> Set task: In the listing below, find the line holding "What TikZ code" and the line holding "color=greenb!35,bottom color=greenb] (b10)". Write out those two lines and all lines between, exactly, and nothing more.

> Records shown:

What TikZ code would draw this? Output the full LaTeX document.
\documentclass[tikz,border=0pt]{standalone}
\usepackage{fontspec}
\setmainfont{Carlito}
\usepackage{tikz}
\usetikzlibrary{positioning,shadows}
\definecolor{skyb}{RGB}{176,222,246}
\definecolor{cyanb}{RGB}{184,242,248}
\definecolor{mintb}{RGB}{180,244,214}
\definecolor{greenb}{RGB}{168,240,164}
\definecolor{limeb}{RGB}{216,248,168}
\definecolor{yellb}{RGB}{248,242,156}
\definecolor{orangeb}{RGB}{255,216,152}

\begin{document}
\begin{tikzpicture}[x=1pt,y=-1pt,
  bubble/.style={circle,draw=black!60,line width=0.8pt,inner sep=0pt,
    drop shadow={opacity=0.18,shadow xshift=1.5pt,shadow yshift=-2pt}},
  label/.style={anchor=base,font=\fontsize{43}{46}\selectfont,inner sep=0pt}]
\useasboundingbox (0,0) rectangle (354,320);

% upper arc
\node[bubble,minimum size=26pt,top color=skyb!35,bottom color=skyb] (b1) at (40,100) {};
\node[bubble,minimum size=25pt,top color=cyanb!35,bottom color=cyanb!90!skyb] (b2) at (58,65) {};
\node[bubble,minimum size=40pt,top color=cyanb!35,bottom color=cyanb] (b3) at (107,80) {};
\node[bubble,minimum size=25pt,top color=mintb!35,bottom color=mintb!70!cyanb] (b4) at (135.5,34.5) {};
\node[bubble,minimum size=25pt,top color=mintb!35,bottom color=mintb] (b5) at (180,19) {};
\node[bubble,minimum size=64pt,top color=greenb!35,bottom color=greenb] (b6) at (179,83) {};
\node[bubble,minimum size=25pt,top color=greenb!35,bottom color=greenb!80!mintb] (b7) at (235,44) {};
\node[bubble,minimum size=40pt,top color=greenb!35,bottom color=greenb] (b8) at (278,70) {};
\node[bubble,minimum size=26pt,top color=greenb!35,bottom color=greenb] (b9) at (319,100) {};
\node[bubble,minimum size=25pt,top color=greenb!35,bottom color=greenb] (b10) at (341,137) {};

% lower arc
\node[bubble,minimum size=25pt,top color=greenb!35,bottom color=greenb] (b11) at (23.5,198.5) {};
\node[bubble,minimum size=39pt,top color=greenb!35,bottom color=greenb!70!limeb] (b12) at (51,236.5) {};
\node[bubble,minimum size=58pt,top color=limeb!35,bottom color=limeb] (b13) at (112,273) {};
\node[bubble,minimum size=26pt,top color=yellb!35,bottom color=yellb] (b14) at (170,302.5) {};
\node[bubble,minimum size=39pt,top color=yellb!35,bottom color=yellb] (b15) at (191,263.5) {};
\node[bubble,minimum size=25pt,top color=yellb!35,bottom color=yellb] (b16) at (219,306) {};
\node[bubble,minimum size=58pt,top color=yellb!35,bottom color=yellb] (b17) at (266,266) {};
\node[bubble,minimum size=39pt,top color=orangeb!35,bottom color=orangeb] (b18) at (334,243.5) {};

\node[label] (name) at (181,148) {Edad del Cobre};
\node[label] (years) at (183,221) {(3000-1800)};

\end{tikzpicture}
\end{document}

...

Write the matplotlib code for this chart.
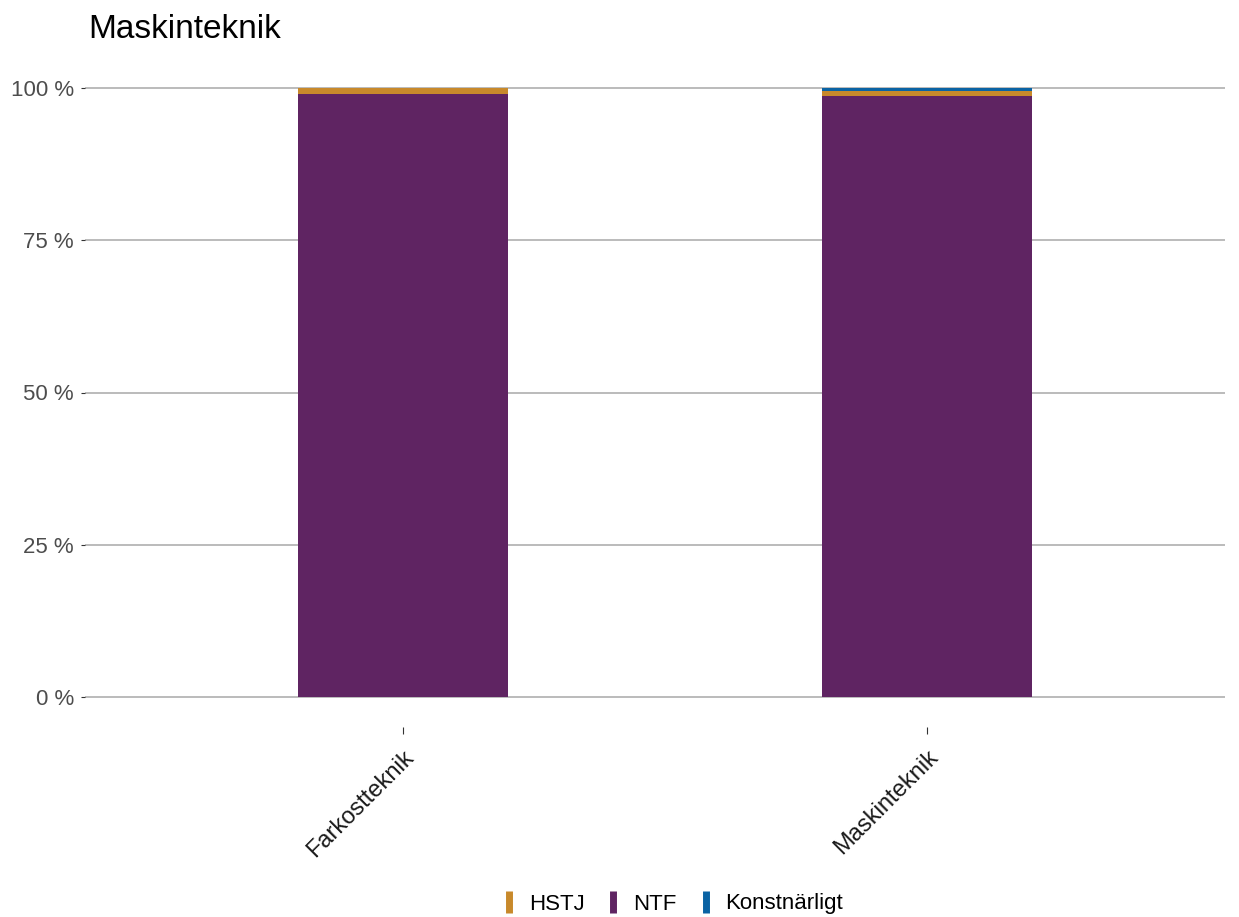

> Result:
What TikZ code would draw this? Output the full LaTeX document.
\documentclass[tikz,border=0pt]{standalone}
\usepackage{fontspec}
\setmainfont{Carlito}
\usepackage{tikz}
\usetikzlibrary{positioning,shadows}
\definecolor{skyb}{RGB}{176,222,246}
\definecolor{cyanb}{RGB}{184,242,248}
\definecolor{mintb}{RGB}{180,244,214}
\definecolor{greenb}{RGB}{168,240,164}
\definecolor{limeb}{RGB}{216,248,168}
\definecolor{yellb}{RGB}{248,242,156}
\definecolor{orangeb}{RGB}{255,216,152}

\begin{document}
\begin{tikzpicture}[x=1pt,y=-1pt,
  bubble/.style={circle,draw=black!60,line width=0.8pt,inner sep=0pt,
    drop shadow={opacity=0.18,shadow xshift=1.5pt,shadow yshift=-2pt}},
  label/.style={anchor=base,font=\fontsize{43}{46}\selectfont,inner sep=0pt}]
\useasboundingbox (0,0) rectangle (354,320);

% upper arc
\node[bubble,minimum size=26pt,top color=skyb!35,bottom color=skyb] (b1) at (40,100) {};
\node[bubble,minimum size=25pt,top color=cyanb!35,bottom color=cyanb!90!skyb] (b2) at (58,65) {};
\node[bubble,minimum size=40pt,top color=cyanb!35,bottom color=cyanb] (b3) at (107,80) {};
\node[bubble,minimum size=25pt,top color=mintb!35,bottom color=mintb!70!cyanb] (b4) at (135.5,34.5) {};
\node[bubble,minimum size=25pt,top color=mintb!35,bottom color=mintb] (b5) at (180,19) {};
\node[bubble,minimum size=64pt,top color=greenb!35,bottom color=greenb] (b6) at (179,83) {};
\node[bubble,minimum size=25pt,top color=greenb!35,bottom color=greenb!80!mintb] (b7) at (235,44) {};
\node[bubble,minimum size=40pt,top color=greenb!35,bottom color=greenb] (b8) at (278,70) {};
\node[bubble,minimum size=26pt,top color=greenb!35,bottom color=greenb] (b9) at (319,100) {};
\node[bubble,minimum size=25pt,top color=greenb!35,bottom color=greenb] (b10) at (341,137) {};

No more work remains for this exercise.